In Situ Growth of Nanostructured BiVO₄–Bi₂O₃ Mixed-Phase via Nonequilibrium Deposition Involving Metal Exsolution for Enhanced Photoelectrochemical Water Splitting

Nonequilibrium deposition is a remarkable method for the in situ growth of unique nanostructures and phases for the functionalization of thin films. We introduce a distinctive structure of a mixed-phase, composed of BiVO₄ and β-Bi₂O₃, for photoelectrochemical water splitting. The mixed-phase is fabricated via nonequilibrium deposition by adjusted oxygen partial pressure. According to density functional theory calculations, we find that vanadium exsolution can be facilitated by introducing oxygen vacancies, enabling the fabrication of a nanostructured mixed-phase. These unique structures enhance charge migration by increasing the interfacial area and properly aligning the band offset between two crystalline phases.
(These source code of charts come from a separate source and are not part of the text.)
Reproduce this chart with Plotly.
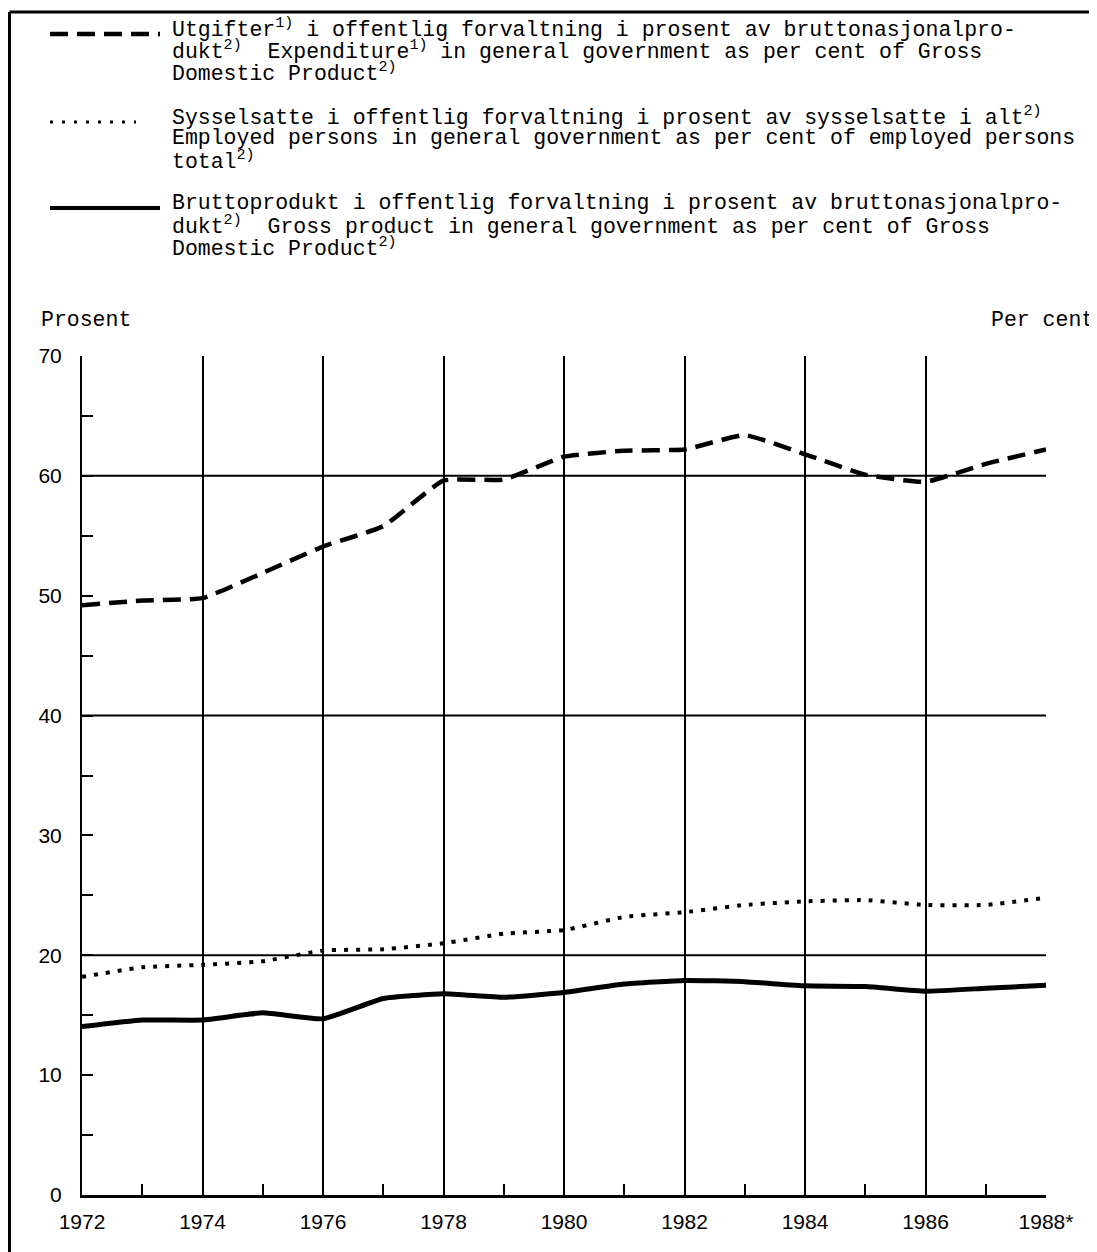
import plotly.graph_objects as go

# ---- data ----
years = list(range(1972, 1989))
expenditure = [49.2, 49.6, 49.8, 51.9, 54.1, 55.8, 59.6, 59.7, 61.6, 62.1, 62.2, 63.4, 61.8, 60.1, 59.5, 61.0, 62.2]
employed = [18.2, 19.0, 19.2, 19.5, 20.4, 20.5, 21.0, 21.8, 22.1, 23.2, 23.6, 24.2, 24.5, 24.6, 24.2, 24.2, 24.8]
gross = [14.05, 14.6, 14.6, 15.2, 14.7, 16.4, 16.8, 16.5, 16.9, 17.6, 17.9, 17.8, 17.45, 17.4, 17.0, 17.25, 17.5]

x_major = [1972, 1974, 1976, 1978, 1980, 1982, 1984, 1986, 1988]
x_labels = ["1972", "1974", "1976", "1978", "1980", "1982", "1984", "1986", "1988*"]
x_minor = [1973, 1975, 1977, 1979, 1981, 1983, 1985, 1987]
y_major = [0, 10, 20, 30, 40, 50, 60, 70]
y_minor = [5, 15, 25, 35, 45, 55, 65]
y_grid = [20, 40, 60]

legend_lines = [
    ["Utgifter<sup>1)</sup> i offentlig forvaltning i prosent av bruttonasjonalpro-",
     "dukt<sup>2)</sup>  Expenditure<sup>1)</sup> in general government as per cent of Gross",
     "Domestic Product<sup>2)</sup>"],
    ["Sysselsatte i offentlig forvaltning i prosent av sysselsatte i alt<sup>2)</sup>",
     "Employed persons in general government as per cent of employed persons",
     "total<sup>2)</sup>"],
    ["Bruttoprodukt i offentlig forvaltning i prosent av bruttonasjonalpro-",
     "dukt<sup>2)</sup>  Gross product in general government as per cent of Gross",
     "Domestic Product<sup>2)</sup>"],
]

# ---- geometry helpers (reference pixel -> paper); page body has an 8px margin ----
OFF = 8
W, H = 1097 - OFF, 1252 - OFF
L, R, T, B = 82 - OFF, 1046 - OFF, 356 - OFF, 1195 - OFF
def px(x):
    return (x - OFF - L) / (R - L)
def py(y):
    return (B - (y - OFF)) / (B - T)

fig = go.Figure()

fig.add_trace(go.Scatter(x=years, y=expenditure, mode="lines",
                         line=dict(color="black", width=4.5, dash="18px,9px", shape="spline", smoothing=0.4),
                         showlegend=False))
fig.add_trace(go.Scatter(x=years, y=employed, mode="lines",
                         line=dict(color="black", width=4, dash="4px,8px", shape="spline", smoothing=0.4),
                         showlegend=False))
fig.add_trace(go.Scatter(x=years, y=gross, mode="lines",
                         line=dict(color="black", width=5, shape="spline", smoothing=0.4),
                         showlegend=False))

shapes = []
for g in y_grid:
    shapes.append(dict(type="line", xref="x", yref="y", x0=years[0], x1=years[-1], y0=g, y1=g,
                       line=dict(color="black", width=2), layer="below"))
# frame
shapes.append(dict(type="line", xref="paper", yref="paper", x0=px(9.5), x1=px(1100), y0=py(12), y1=py(12),
                   line=dict(color="black", width=3)))
shapes.append(dict(type="line", xref="paper", yref="paper", x0=px(9.5), x1=px(9.5), y0=py(12), y1=py(1260),
                   line=dict(color="black", width=3)))
# legend symbols
shapes.append(dict(type="line", xref="paper", yref="paper", x0=px(50), x1=px(160), y0=py(34), y1=py(34),
                   line=dict(color="black", width=4.5, dash="18px,9px")))
shapes.append(dict(type="line", xref="paper", yref="paper", x0=px(50), x1=px(136), y0=py(122), y1=py(122),
                   line=dict(color="black", width=3, dash="3px,9px")))
shapes.append(dict(type="line", xref="paper", yref="paper", x0=px(50), x1=px(160), y0=py(208), y1=py(208),
                   line=dict(color="black", width=4)))

annotations = []
group_tops = [28, 116, 203]
for gi, lines in enumerate(legend_lines):
    for li, txt in enumerate(lines):
        annotations.append(dict(xref="paper", yref="paper", x=px(170), y=py(group_tops[gi] + 22 * li),
                                xanchor="left", yanchor="middle", showarrow=False, text=txt,
                                font=dict(family="Liberation Mono", size=21.5, color="black")))
annotations.append(dict(xref="paper", yref="paper", x=px(39), y=py(320), xanchor="left", yanchor="middle",
                        showarrow=False, text="Prosent",
                        font=dict(family="Liberation Mono", size=21.5, color="black")))
annotations.append(dict(xref="paper", yref="paper", x=px(1096), y=py(320), xanchor="right", yanchor="middle",
                        showarrow=False, text="Per cent",
                        font=dict(family="Liberation Mono", size=21.5, color="black")))

fig.update_layout(
    width=W, height=H,
    margin=dict(l=L, r=W - R, t=T, b=H - B),
    paper_bgcolor="white", plot_bgcolor="white",
    shapes=shapes, annotations=annotations,
    font=dict(family="Liberation Sans", size=21, color="black"),
    xaxis=dict(range=[1972, 1988], tickmode="array", tickvals=x_major, ticktext=x_labels,
               showgrid=True, gridcolor="black", gridwidth=2, zeroline=False,
               showline=True, linecolor="black", linewidth=3, ticks="", ticklabelstandoff=6,
               minor=dict(tickmode="array", tickvals=x_minor, ticks="inside", ticklen=11,
                          tickwidth=2, tickcolor="black", showgrid=False),
               fixedrange=True),
    yaxis=dict(range=[0, 70], tickmode="array", tickvals=y_major, ticktext=[str(v) for v in y_major],
               showgrid=False, zeroline=False, showline=True, linecolor="black", linewidth=2,
               ticks="inside", ticklen=11, tickwidth=2, tickcolor="black", ticklabelstandoff=14,
               minor=dict(tickmode="array", tickvals=y_minor, ticks="inside", ticklen=11,
                          tickwidth=2, tickcolor="black", showgrid=False),
               fixedrange=True),
)

fig.write_html("out.html")
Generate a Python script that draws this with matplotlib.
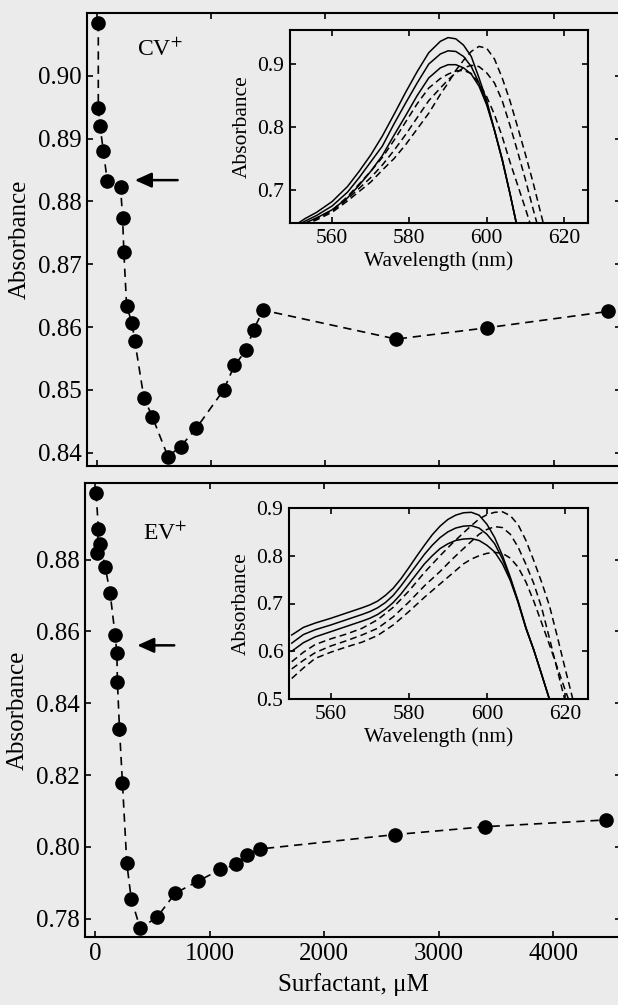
import matplotlib
matplotlib.use("Agg")
import matplotlib.pyplot as plt

plt.rcParams['font.family'] = ['Liberation Serif', 'DejaVu Serif']
plt.rcParams['mathtext.fontset'] = 'stix'

# ---------------- data: main panels ----------------
cv_conc = [11, 11, 26, 55, 90, 206, 224, 235, 259, 305, 331, 410, 485, 621, 732, 869,
           1109, 1203, 1305, 1371, 1455, 2621, 3416, 4477]
cv_abs = [0.9084, 0.8949, 0.8920, 0.8881, 0.8832, 0.8823, 0.8774, 0.8719, 0.8634, 0.8607,
          0.8578, 0.8488, 0.8457, 0.8394, 0.8410, 0.8439, 0.8500, 0.8539, 0.8563, 0.8596,
          0.8627, 0.8581, 0.8599, 0.8625]

ev_conc = [9, 29, 15, 44, 88, 131, 175, 190, 195, 213, 239, 277, 315, 394, 540, 700, 895,
           1094, 1234, 1322, 1438, 2614, 3400, 4463]
ev_abs = [0.8985, 0.8885, 0.8818, 0.8842, 0.8780, 0.8707, 0.8589, 0.8540, 0.8459, 0.8328,
          0.8177, 0.7954, 0.7856, 0.7773, 0.7804, 0.7871, 0.7904, 0.7937, 0.7951, 0.7977,
          0.7994, 0.8034, 0.8056, 0.8075]

# ---------------- data: CV+ spectra (inset, top) ----------------
cv_wl_s = [550, 553, 556, 560, 564, 567, 570, 573, 576, 579, 582, 585, 588, 590, 592, 594,
           596, 598, 600, 602, 604, 606, 608, 610]
cv_s1 = [0.643, 0.655, 0.665, 0.682, 0.706, 0.730, 0.756, 0.786, 0.820, 0.855, 0.888, 0.918,
         0.936, 0.942, 0.940, 0.930, 0.912, 0.878, 0.842, 0.795, 0.750, 0.695, 0.638, 0.580]
cv_s2 = [0.641, 0.651, 0.660, 0.675, 0.697, 0.720, 0.745, 0.770, 0.805, 0.838, 0.870, 0.900,
         0.916, 0.921, 0.920, 0.912, 0.896, 0.870, 0.838, 0.795, 0.748, 0.695, 0.638, 0.580]
cv_s3 = [0.639, 0.648, 0.656, 0.669, 0.688, 0.708, 0.730, 0.755, 0.787, 0.818, 0.850, 0.878,
         0.894, 0.899, 0.899, 0.894, 0.884, 0.865, 0.835, 0.795, 0.748, 0.695, 0.638, 0.580]
cv_wl_d = [550, 553, 556, 560, 564, 567, 570, 573, 576, 579, 582, 585, 588, 590, 592, 594,
           596, 598, 600, 602, 604, 606, 608, 610, 612, 614, 616]
cv_d1 = [0.636, 0.645, 0.653, 0.665, 0.683, 0.698, 0.713, 0.732, 0.750, 0.772, 0.797, 0.822,
         0.852, 0.870, 0.890, 0.906, 0.920, 0.928, 0.925, 0.908, 0.878, 0.842, 0.800, 0.757,
         0.712, 0.663, 0.615]
cv_d2 = [0.637, 0.646, 0.655, 0.667, 0.686, 0.703, 0.720, 0.740, 0.763, 0.788, 0.815, 0.842,
         0.862, 0.875, 0.886, 0.894, 0.898, 0.896, 0.886, 0.870, 0.842, 0.803, 0.761, 0.717,
         0.670, 0.625, 0.580]
cv_d3 = [0.638, 0.647, 0.656, 0.668, 0.690, 0.710, 0.730, 0.752, 0.779, 0.808, 0.837, 0.862,
         0.877, 0.884, 0.889, 0.890, 0.885, 0.870, 0.848, 0.820, 0.785, 0.745, 0.708, 0.671,
         0.632, 0.595, 0.560]

# ---------------- data: EV+ spectra (inset, bottom) ----------------
ev_wl_s = [550, 553, 556, 560, 564, 568, 570, 572, 574, 576, 578, 580, 582, 584, 586, 588,
           590, 592, 594, 596, 598, 600, 602, 604, 606, 608, 610, 612, 614, 616, 617]
ev_s1 = [0.634, 0.650, 0.659, 0.669, 0.680, 0.691, 0.697, 0.705, 0.717, 0.732, 0.752, 0.775,
         0.799, 0.822, 0.844, 0.862, 0.876, 0.885, 0.890, 0.891, 0.885, 0.866, 0.838, 0.800,
         0.755, 0.705, 0.650, 0.603, 0.552, 0.500, 0.475]
ev_s2 = [0.617, 0.635, 0.645, 0.655, 0.666, 0.677, 0.683, 0.691, 0.702, 0.717, 0.737, 0.759,
         0.781, 0.803, 0.822, 0.838, 0.850, 0.858, 0.862, 0.863, 0.858, 0.845, 0.825, 0.793,
         0.752, 0.703, 0.648, 0.603, 0.552, 0.500, 0.475]
ev_s3 = [0.600, 0.618, 0.630, 0.641, 0.652, 0.663, 0.669, 0.677, 0.688, 0.702, 0.720, 0.741,
         0.762, 0.783, 0.800, 0.815, 0.825, 0.832, 0.835, 0.836, 0.832, 0.822, 0.808, 0.783,
         0.748, 0.702, 0.648, 0.603, 0.552, 0.500, 0.475]
ev_wl_d = [550, 553, 556, 560, 564, 568, 572, 576, 580, 584, 588, 591, 594, 596, 598, 600,
           602, 604, 606, 608, 610, 612, 614, 616, 618, 620, 622, 624]
ev_d1 = [0.578, 0.598, 0.614, 0.626, 0.636, 0.648, 0.666, 0.692, 0.726, 0.765, 0.800, 0.825,
         0.848, 0.863, 0.877, 0.886, 0.891, 0.892, 0.884, 0.865, 0.832, 0.790, 0.745, 0.696,
         0.632, 0.565, 0.500, 0.440]
ev_d2 = [0.563, 0.581, 0.597, 0.611, 0.622, 0.634, 0.648, 0.672, 0.703, 0.737, 0.767, 0.792,
         0.815, 0.830, 0.845, 0.855, 0.861, 0.859, 0.845, 0.818, 0.782, 0.742, 0.692, 0.628,
         0.562, 0.497, 0.440, 0.400]
ev_d3 = [0.543, 0.565, 0.585, 0.598, 0.609, 0.619, 0.633, 0.655, 0.683, 0.713, 0.741, 0.762,
         0.783, 0.793, 0.800, 0.805, 0.807, 0.805, 0.795, 0.776, 0.745, 0.705, 0.660, 0.614,
         0.567, 0.520, 0.475, 0.430]

main_xticks = [0, 1000, 2000, 3000, 4000]
cv_yticks = [0.84, 0.85, 0.86, 0.87, 0.88, 0.89, 0.90]
ev_yticks = [0.78, 0.80, 0.82, 0.84, 0.86, 0.88]
inset_xticks = [560, 580, 600, 620]
cv_inset_yticks = [0.7, 0.8, 0.9]
ev_inset_yticks = [0.5, 0.6, 0.7, 0.8, 0.9]

# ---------------- figure ----------------
BG = '#ebebeb'
W, H = 618, 1005
fig = plt.figure(figsize=(W / 100, H / 100), dpi=100, facecolor=BG)


def frac(left, top, right, bottom):
    return [left / W, 1 - bottom / H, (right - left) / W, (bottom - top) / H]


def style(ax, size, lw=1.5):
    ax.set_facecolor(BG)
    for s in ax.spines.values():
        s.set_linewidth(lw)
    ax.tick_params(which='both', direction='in', top=True, right=True,
                   length=4.5, width=1.2, labelsize=size, pad=4)


ax1 = fig.add_axes(frac(87, 13, 621, 466))
ax2 = fig.add_axes(frac(85, 483, 621, 937))

for ax, xs, ys, yt in ((ax1, cv_conc, cv_abs, cv_yticks), (ax2, ev_conc, ev_abs, ev_yticks)):
    style(ax, 18)
    ax.plot(xs, ys, color='k', lw=1.2, dashes=(5, 3.5), marker='o', ms=9.5,
            mfc='k', mec='k', clip_on=False, zorder=3)
    ax.set_xlim(-88, 4590)
    ax.set_xticks(main_xticks)
    ax.set_yticks(yt)
    ax.set_yticklabels([f'{v:.2f}' for v in yt])
    ax.set_ylabel('Absorbance', fontsize=18, labelpad=5)

ax1.set_ylim(0.8379, 0.9100)
ax1.tick_params(labelbottom=False)
ax2.set_ylim(0.7749, 0.9013)
ax2.set_xticklabels([str(v) for v in main_xticks])
ax2.set_xlabel('Surfactant, \u03bcM', fontsize=18, labelpad=6)

ax1.text(349, 0.9041, 'CV$^{+}$', fontsize=17, va='center', ha='left')
ax2.text(420, 0.8871, 'EV$^{+}$', fontsize=17, va='center', ha='left')

arrow = dict(arrowstyle='-|>,head_length=1.0,head_width=0.45', lw=1.8, color='k',
             mutation_scale=10, shrinkA=0, shrinkB=0)
ax1.annotate('', xy=(331, 0.8834), xytext=(706, 0.8834), arrowprops=arrow)
ax2.annotate('', xy=(368, 0.8561), xytext=(691, 0.8561), arrowprops=arrow)

# ---------------- insets ----------------
in1 = fig.add_axes(frac(290, 30, 588, 223))
in2 = fig.add_axes(frac(289, 508, 588, 699))

dash = (0, (4.5, 2.7))
for ax, wls, sol, wld, das, yt, ylim, xlim in (
        (in1, cv_wl_s, (cv_s1, cv_s2, cv_s3), cv_wl_d, (cv_d1, cv_d2, cv_d3),
         cv_inset_yticks, (0.648, 0.954), (549.1, 626.2)),
        (in2, ev_wl_s, (ev_s1, ev_s2, ev_s3), ev_wl_d, (ev_d1, ev_d2, ev_d3),
         ev_inset_yticks, (0.5, 0.9), (549.3, 625.9))):
    style(ax, 15.5)
    for s in sol:
        ax.plot(wls, s, color='k', lw=1.1)
    for d in das:
        ax.plot(wld, d, color='k', lw=1.1, linestyle=dash)
    ax.set_xlim(*xlim)
    ax.set_ylim(*ylim)
    ax.set_xticks(inset_xticks)
    ax.set_yticks(yt)
    ax.set_yticklabels([f'{v:.1f}' for v in yt])
    ax.set_xlabel('Wavelength (nm)', fontsize=15.5, labelpad=3)
    ax.set_ylabel('Absorbance', fontsize=15.5, labelpad=4)

fig.savefig('out.png', dpi=100, facecolor=BG)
Consequently, the photocurrent density of the nanostructured mixed-phase thin films is about twice that of pristine BiVO₄ thin films at 1.23 V_RHE. Our work suggests that nonequilibrium deposition provides an innovative route for the structural engineering of photoelectrodes for the understanding of fundamental properties and improving the photocatalytic performance for solar water splitting.